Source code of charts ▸
—————

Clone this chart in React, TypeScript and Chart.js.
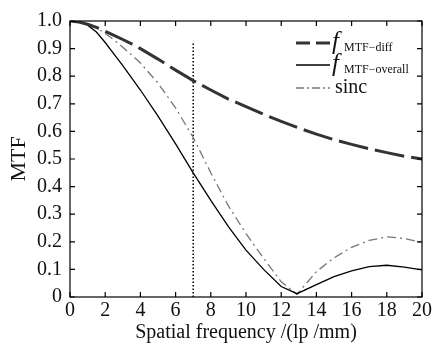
import React, { useEffect, useRef } from 'react';
import { Chart, registerables } from 'chart.js';

Chart.register(...registerables);

// ---- data ----
const diffFreq = [0, 0.5, 1, 1.5, 2, 2.5, 3, 3.5, 4, 5, 6, 7, 8, 9, 10, 11, 12, 13, 14, 15, 16, 17, 18, 19, 20];
const diffMTF = [1.0, 0.996, 0.988, 0.977, 0.963, 0.948, 0.933, 0.917, 0.9, 0.862, 0.822, 0.784, 0.75, 0.717, 0.69, 0.662, 0.636, 0.612, 0.59, 0.57, 0.553, 0.537, 0.523, 0.51, 0.5];

const overallFreq = [0, 0.5, 1, 1.5, 2, 2.5, 3, 3.5, 4, 5, 6, 7, 8, 9, 10, 11, 12, 12.9, 14, 15, 16, 17, 18, 19, 20];
const overallMTF = [1.0, 0.997, 0.985, 0.96, 0.922, 0.88, 0.838, 0.794, 0.75, 0.655, 0.555, 0.45, 0.35, 0.255, 0.17, 0.1, 0.038, 0.012, 0.045, 0.074, 0.095, 0.11, 0.115, 0.108, 0.098];

const sincFreq = [0, 0.5, 1, 1.5, 2, 2.5, 3, 3.5, 4, 5, 6, 7, 8, 9, 10, 11, 12, 12.9, 14, 15, 16, 17, 18, 19, 20];
const sincMTF = [1.0, 0.998, 0.99, 0.975, 0.955, 0.932, 0.905, 0.877, 0.848, 0.775, 0.685, 0.578, 0.45, 0.33, 0.23, 0.14, 0.055, 0.01, 0.092, 0.142, 0.18, 0.205, 0.218, 0.212, 0.197];

const markerFreq = [7, 7];
const markerMTF = [0, 0.925];

const xTicks = [0, 2, 4, 6, 8, 10, 12, 14, 16, 18, 20];
const xTickLabels = ['0', '2', '4', '6', '8', '10', '12', '14', '16', '18', '20'];
const yTicks = [0, 0.1, 0.2, 0.3, 0.4, 0.5, 0.6, 0.7, 0.8, 0.9, 1.0];
const yTickLabels = ['0', '0.1', '0.2', '0.3', '0.4', '0.5', '0.6', '0.7', '0.8', '0.9', '1.0'];

const xTitle = 'Spatial frequency /(lp /mm)';
const yTitle = 'MTF';
const legendMain = ['f', 'f', 'sinc'];
const legendSub = ['MTF\u2212diff', 'MTF\u2212overall', ''];

const SERIF = '"Liberation Serif", "Times New Roman", serif';

const toPts = (xs: number[], ys: number[]) => xs.map((x, i) => ({ x, y: ys[i] }));

const frameTicksPlugin = {
  id: 'frameTicks',
  afterDatasetsDraw(chart: any) {
    const { ctx, chartArea, scales } = chart;
    const { left, right, top, bottom } = chartArea;
    ctx.save();
    ctx.strokeStyle = '#000';
    ctx.lineWidth = 1.2;
    ctx.setLineDash([]);
    ctx.strokeRect(left, top, right - left, bottom - top);
    const tl = 5;
    ctx.beginPath();
    xTicks.forEach((v) => {
      const px = scales.x.getPixelForValue(v);
      ctx.moveTo(px, bottom);
      ctx.lineTo(px, bottom - tl);
      ctx.moveTo(px, top);
      ctx.lineTo(px, top + tl);
    });
    yTicks.forEach((v) => {
      const py = scales.y.getPixelForValue(v);
      ctx.moveTo(left, py);
      ctx.lineTo(left + tl, py);
      ctx.moveTo(right, py);
      ctx.lineTo(right - tl, py);
    });
    ctx.stroke();
    ctx.restore();
  },
};

const legendPlugin = {
  id: 'mtfLegend',
  afterDraw(chart: any) {
    const { ctx } = chart;
    const styles = [
      { color: '#333', width: 3, dash: [14, 6] },
      { color: '#000', width: 1.3, dash: [] as number[] },
      { color: '#777', width: 1.3, dash: [8, 3, 2, 3] },
    ];
    const rows = [43, 65, 88];
    ctx.save();
    rows.forEach((ry, i) => {
      const s = styles[i];
      ctx.beginPath();
      ctx.strokeStyle = s.color;
      ctx.lineWidth = s.width;
      ctx.setLineDash(s.dash);
      ctx.moveTo(296, ry);
      ctx.lineTo(330, ry);
      ctx.stroke();
      ctx.setLineDash([]);
      ctx.fillStyle = '#111';
      ctx.textBaseline = 'alphabetic';
      ctx.textAlign = 'left';
      if (legendSub[i]) {
        ctx.font = `italic 25px ${SERIF}`;
        ctx.fillText(legendMain[i], 332, ry + 6);
        ctx.font = `12px ${SERIF}`;
        ctx.fillText(legendSub[i], 344, ry + 8);
      } else {
        ctx.font = `20px ${SERIF}`;
        ctx.fillText(legendMain[i], 335, ry + 5);
      }
    });
    ctx.restore();
  },
};

export default function App() {
  const ref = useRef<HTMLCanvasElement | null>(null);
  useEffect(() => {
    if (!ref.current) return;
    const chart = new Chart(ref.current, {
      type: 'line',
      data: {
        datasets: [
          {
            label: 'diff',
            data: toPts(diffFreq, diffMTF),
            borderColor: '#333',
            borderWidth: 3,
            borderDash: [30, 7],
            pointRadius: 0,
            tension: 0,
          },
          {
            label: 'overall',
            data: toPts(overallFreq, overallMTF),
            borderColor: '#000',
            borderWidth: 1.3,
            pointRadius: 0,
            tension: 0,
          },
          {
            label: 'sinc',
            data: toPts(sincFreq, sincMTF),
            borderColor: '#777',
            borderWidth: 1.3,
            borderDash: [9, 4, 2, 4],
            pointRadius: 0,
            tension: 0,
          },
          {
            label: 'marker',
            data: toPts(markerFreq, markerMTF),
            borderColor: '#000',
            borderWidth: 1.5,
            borderDash: [1.5, 2],
            pointRadius: 0,
          },
        ],
      },
      options: {
        animation: false,
        responsive: false,
        maintainAspectRatio: false,
        layout: { padding: { top: 21, right: 13, left: 0, bottom: 0 } },
        plugins: { legend: { display: false }, tooltip: { enabled: false } },
        scales: {
          x: {
            type: 'linear',
            min: 0,
            max: 20,
            afterBuildTicks: (s: any) => {
              s.ticks = xTicks.map((v) => ({ value: v }));
            },
            afterFit: (s: any) => {
              s.height = 48;
            },
            grid: { display: false, drawTicks: false },
            border: { display: false },
            ticks: {
              color: '#111',
              padding: 2,
              maxRotation: 0,
              autoSkip: false,
              font: { family: SERIF, size: 20 },
              callback: (_v: any, i: number) => xTickLabels[i],
            },
            title: {
              display: true,
              text: xTitle,
              color: '#111',
              font: { family: SERIF, size: 20 },
              padding: { top: 0, bottom: 0 },
            },
          },
          y: {
            type: 'linear',
            min: 0,
            max: 1,
            afterBuildTicks: (s: any) => {
              s.ticks = yTicks.map((v) => ({ value: v }));
            },
            afterFit: (s: any) => {
              s.width = 70;
            },
            grid: { display: false, drawTicks: false },
            border: { display: false },
            ticks: {
              color: '#111',
              padding: 8,
              autoSkip: false,
              font: { family: SERIF, size: 20 },
              callback: (_v: any, i: number) => yTickLabels[i],
            },
            title: {
              display: true,
              text: yTitle,
              color: '#111',
              font: { family: SERIF, size: 22 },
              padding: { top: 6, bottom: 0 },
            },
          },
        },
      },
      plugins: [frameTicksPlugin, legendPlugin],
    });
    return () => chart.destroy();
  }, []);
  return (
    <div style={{ position: 'fixed', left: 0, top: 0, width: 435, height: 345, background: '#fff' }}>
      <canvas ref={ref} width={435} height={345} style={{ width: 435, height: 345 }} />
    </div>
  );
}
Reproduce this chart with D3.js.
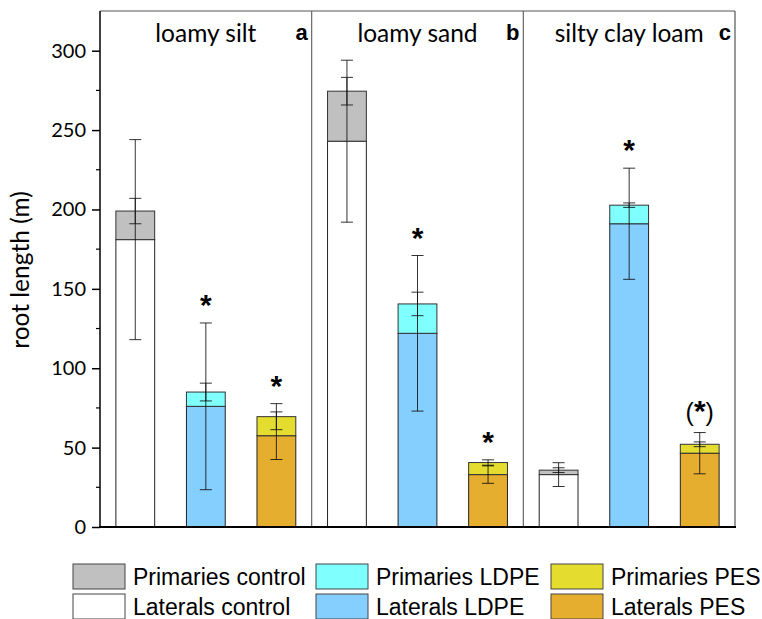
<!DOCTYPE html>
<html>
<head>
<meta charset="utf-8">
<script src="https://cdn.jsdelivr.net/npm/d3@7"></script>
<style>
  body { margin: 0; background: #fff; }
  svg text { fill: #000; }
</style>
</head>
<body>
<svg id="chart" width="762" height="619"></svg>
<script>
// Dados do gráfico
const soils = ["loamy silt", "loamy sand", "silty clay loam"];
const panelLetters = ["a", "b", "c"];
const treatments = ["control", "LDPE", "PES"];

// uma entrada por barra: solo x tratamento (control, LDPE, PES)
const lateralsMean = [181, 76, 57.5, 243, 122, 33, 33, 191, 46.5];
const primariesMean = [18, 9, 12, 31.5, 18.5, 7.6, 2.8, 11.7, 5.6];
const lateralsErr = [63, 52.5, 15, 51, 49, 5.5, 7.5, 35, 13];
const primariesErr = [8, 5.6, 8.2, 8.7, 7.4, 1.7, 1.5, 1.4, 1.5];
const signif = ["", "*", "*", "", "*", "*", "", "*", "(*)"];

const yTicks = [0, 50, 100, 150, 200, 250, 300];

const lateralColors = { control: "#ffffff", LDPE: "#84cfff", PES: "#e5ae2f" };
const primaryColors = { control: "#c0c0c0", LDPE: "#80ffff", PES: "#e5dc30" };

const margin = { left: 100, right: 27, top: 11, bottom: 92 };
const width = 762;
const height = 619;

const svg = d3.select("#chart");

// Escalas
const y = d3.scaleLinear()
    .domain([0, 325])
    .range([height - margin.bottom, margin.top]);

const xPanel = d3.scaleBand()
    .domain(soils)
    .range([margin.left, width - margin.right])
    .padding(0);

const xBar = d3.scaleBand()
    .domain(treatments)
    .range([0, xPanel.bandwidth()])
    .paddingInner(0.45)
    .paddingOuter(0.225);

// Montar a tabela de barras
const bars = [];
soils.forEach((s, i) => {
    treatments.forEach((t, j) => {
        const k = i * 3 + j;
        bars.push({
            soil: s, treat: t,
            lat: lateralsMean[k], prim: primariesMean[k],
            latErr: lateralsErr[k], primErr: primariesErr[k],
            sig: signif[k]
        });
    });
});

const xPos = d => xPanel(d.soil) + xBar(d.treat);
const bw = xBar.bandwidth();

// Barras empilhadas
const barG = svg.append("g");

barG.selectAll("rect.lat")
    .data(bars)
    .enter().append("rect")
    .attr("x", xPos)
    .attr("y", d => y(d.lat))
    .attr("width", bw)
    .attr("height", d => y(0) - y(d.lat))
    .attr("fill", d => lateralColors[d.treat])
    .attr("stroke", "#222")
    .attr("stroke-width", 1);

barG.selectAll("rect.prim")
    .data(bars)
    .enter().append("rect")
    .attr("x", xPos)
    .attr("y", d => y(d.lat + d.prim))
    .attr("width", bw)
    .attr("height", d => y(d.lat) - y(d.lat + d.prim))
    .attr("fill", d => primaryColors[d.treat])
    .attr("stroke", "#333")
    .attr("stroke-width", 1);

// Barras de erro
const errors = [];
bars.forEach(d => {
    errors.push({ d: d, center: d.lat, err: d.latErr });
    errors.push({ d: d, center: d.lat + d.prim, err: d.primErr });
});

const capW = 6;
const errG = svg.append("g")
    .attr("stroke", "#111")
    .attr("stroke-opacity", 0.85)
    .attr("stroke-width", 1);

errors.forEach(e => {
    const cx = xPos(e.d) + bw / 2;
    const top = y(e.center + e.err);
    const bot = y(e.center - e.err);
    errG.append("line").attr("x1", cx).attr("x2", cx).attr("y1", top).attr("y2", bot);
    errG.append("line").attr("x1", cx - capW).attr("x2", cx + capW).attr("y1", top).attr("y2", top);
    errG.append("line").attr("x1", cx - capW).attr("x2", cx + capW).attr("y1", bot).attr("y2", bot);
});

// Asteriscos de significância
const sigText = svg.append("g")
    .selectAll("text")
    .data(bars.filter(d => d.sig !== ""))
    .enter().append("text")
    .attr("x", d => xPos(d) + bw / 2)
    .attr("y", d => y(Math.max(d.lat + d.latErr, d.lat + d.prim + d.primErr)) - (d.sig === "*" ? 8 : 12))
    .attr("text-anchor", "middle")
    .attr("font-family", "Liberation Sans, Arial, sans-serif")
    .attr("font-size", 30);

sigText.each(function(d) {
    const t = d3.select(this);
    if (d.sig === "*") {
        t.append("tspan").attr("font-weight", "bold").text("*");
    } else {
        t.attr("font-size", 25);
        t.append("tspan").text("(");
        t.append("tspan").attr("font-weight", "bold").attr("font-size", 30).text("*");
        t.append("tspan").text(")");
    }
});

// Moldura e divisórias dos painéis
const frame = svg.append("g");
frame.append("line")
    .attr("x1", margin.left).attr("x2", width - margin.right)
    .attr("y1", y.range()[1]).attr("y2", y.range()[1])
    .attr("stroke", "#555").attr("stroke-width", 1);
frame.append("line")
    .attr("x1", width - margin.right).attr("x2", width - margin.right)
    .attr("y1", y.range()[1]).attr("y2", y(0))
    .attr("stroke", "#555").attr("stroke-width", 1.2);

soils.slice(1).forEach(s => {
    frame.append("line")
        .attr("x1", xPanel(s)).attr("x2", xPanel(s))
        .attr("y1", y.range()[1]).attr("y2", y(0))
        .attr("stroke", "#666").attr("stroke-width", 1.2);
});

frame.append("line")
    .attr("x1", margin.left - 1).attr("x2", width - margin.right + 1)
    .attr("y1", y(0)).attr("y2", y(0))
    .attr("stroke", "#000").attr("stroke-width", 2);

// Eixo Y
const yAxis = svg.append("g")
    .attr("transform", `translate(${margin.left},0)`)
    .call(d3.axisLeft(y).tickValues(yTicks).tickSize(8).tickPadding(6));

yAxis.select(".domain").attr("stroke", "#000").attr("stroke-width", 1.5)
    .attr("d", `M0,${y(0)}V${y.range()[1]}`);
yAxis.selectAll(".tick line").attr("stroke", "#000").attr("stroke-width", 1.5);
yAxis.selectAll(".tick text")
    .attr("font-family", "Lato, sans-serif")
    .attr("font-size", 20)
    .attr("fill", "#000");

// ticks menores
svg.append("g")
    .selectAll("line")
    .data(d3.range(25, 325, 50))
    .enter().append("line")
    .attr("x1", margin.left - 4).attr("x2", margin.left)
    .attr("y1", d => y(d)).attr("y2", d => y(d))
    .attr("stroke", "#000").attr("stroke-width", 1.2);

svg.append("text")
    .attr("transform", `translate(29,270) rotate(-90)`)
    .attr("text-anchor", "middle")
    .attr("font-family", "Lato, sans-serif")
    .attr("font-size", 24.5)
    .text("root length (m)");

// Títulos dos painéis
soils.forEach((s, i) => {
    svg.append("text")
        .attr("x", xPanel(s) + xPanel.bandwidth() / 2)
        .attr("y", 42)
        .attr("text-anchor", "middle")
        .attr("font-family", "Lato, sans-serif")
        .attr("font-size", 24.5)
        .text(s);
    svg.append("text")
        .attr("x", xPanel(s) + xPanel.bandwidth() - 4)
        .attr("y", 40)
        .attr("text-anchor", "end")
        .attr("font-family", "Liberation Sans, Arial, sans-serif")
        .attr("font-weight", "bold")
        .attr("font-size", 22)
        .text(panelLetters[i]);
});

// Legenda
const legendItems = [];
treatments.forEach((t, j) => {
    legendItems.push({ col: j, row: 0, label: "Primaries " + t, color: primaryColors[t] });
    legendItems.push({ col: j, row: 1, label: "Laterals " + t, color: lateralColors[t] });
});
const legendX = [73, 316, 551];
const legendY = [564, 594];

const leg = svg.append("g")
    .selectAll("g")
    .data(legendItems)
    .enter().append("g")
    .attr("transform", d => `translate(${legendX[d.col]},${legendY[d.row]})`);

leg.append("rect")
    .attr("width", 52).attr("height", 25)
    .attr("fill", d => d.color)
    .attr("stroke", "#444").attr("stroke-width", 1);

leg.append("text")
    .attr("x", 60).attr("y", 21)
    .attr("font-family", "Liberation Sans, Arial, sans-serif")
    .attr("font-size", 23)
    .text(d => d.label);
</script>
</body>
</html>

—————

What you should do ▸
Give again, word for word, every line from the top of the data above to the line holding "0.523, 0.51, 0.5];", inclusive, with the pictures left out.

Output below ▸
Clone this chart in React, TypeScript and Chart.js.
import React, { useEffect, useRef } from 'react';
import { Chart, registerables } from 'chart.js';

Chart.register(...registerables);

// ---- data ----
const diffFreq = [0, 0.5, 1, 1.5, 2, 2.5, 3, 3.5, 4, 5, 6, 7, 8, 9, 10, 11, 12, 13, 14, 15, 16, 17, 18, 19, 20];
const diffMTF = [1.0, 0.996, 0.988, 0.977, 0.963, 0.948, 0.933, 0.917, 0.9, 0.862, 0.822, 0.784, 0.75, 0.717, 0.69, 0.662, 0.636, 0.612, 0.59, 0.57, 0.553, 0.537, 0.523, 0.51, 0.5];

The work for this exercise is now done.